Note that the test cases which are available on Gitlab are the same as the set described above.

The requisite .gitlab-ci.yml file has been provisioned and placed in your repository, but is also available from the project-1 repository linked above. Please clone, commit and push to trigger.

10   Collaboration and Plagiarism

You may discuss this project abstractly with your classmates but what gets typed into your program must be individual work, not copied from anyone else. Do not share your code and do not ask others to give you their programs. Do not post your code on subject’s discussion board Piazza. The best way to help your friends in this regard is to say a very firm “no” if they ask to see your program, pointing out that your “no”, and their acceptance of that decision, are the only way to preserve your friendship. See for more information.

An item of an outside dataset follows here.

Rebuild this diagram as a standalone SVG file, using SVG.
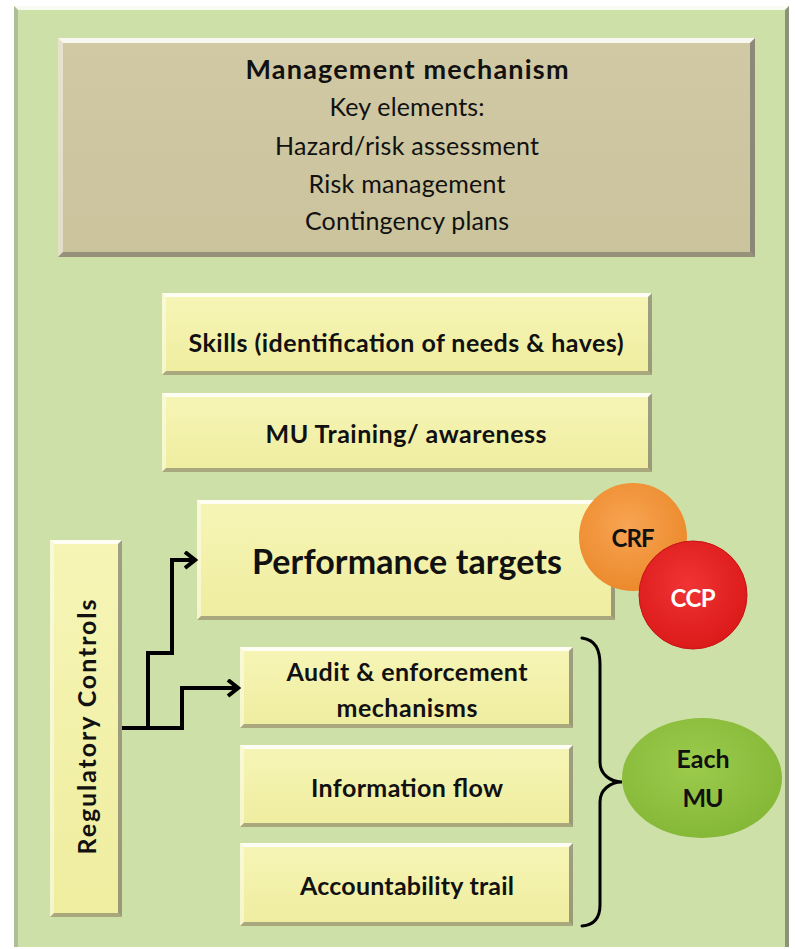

Note also that solicitation of solutions via posts to online forums, whether or not there is payment involved, is also Academic Misconduct. You should not post your code to any public location (e.g., github) while the assignment is active or prior to the release of the assignment marks.

If you use any code not written by you, you must attribute that code to the source you got it from (e.g., a book or Stack Exchange).

Plagiarism policy: You are reminded that all submitted project work in this subject is to be your own individual work. Automated similarity checking software may be used to compare submissions. It is University policy that cheating by students in any form is not permitted, and that work submitted for assessment purposes must be the independent work of the student concerned.

Using git is an important step in the verification of authorship.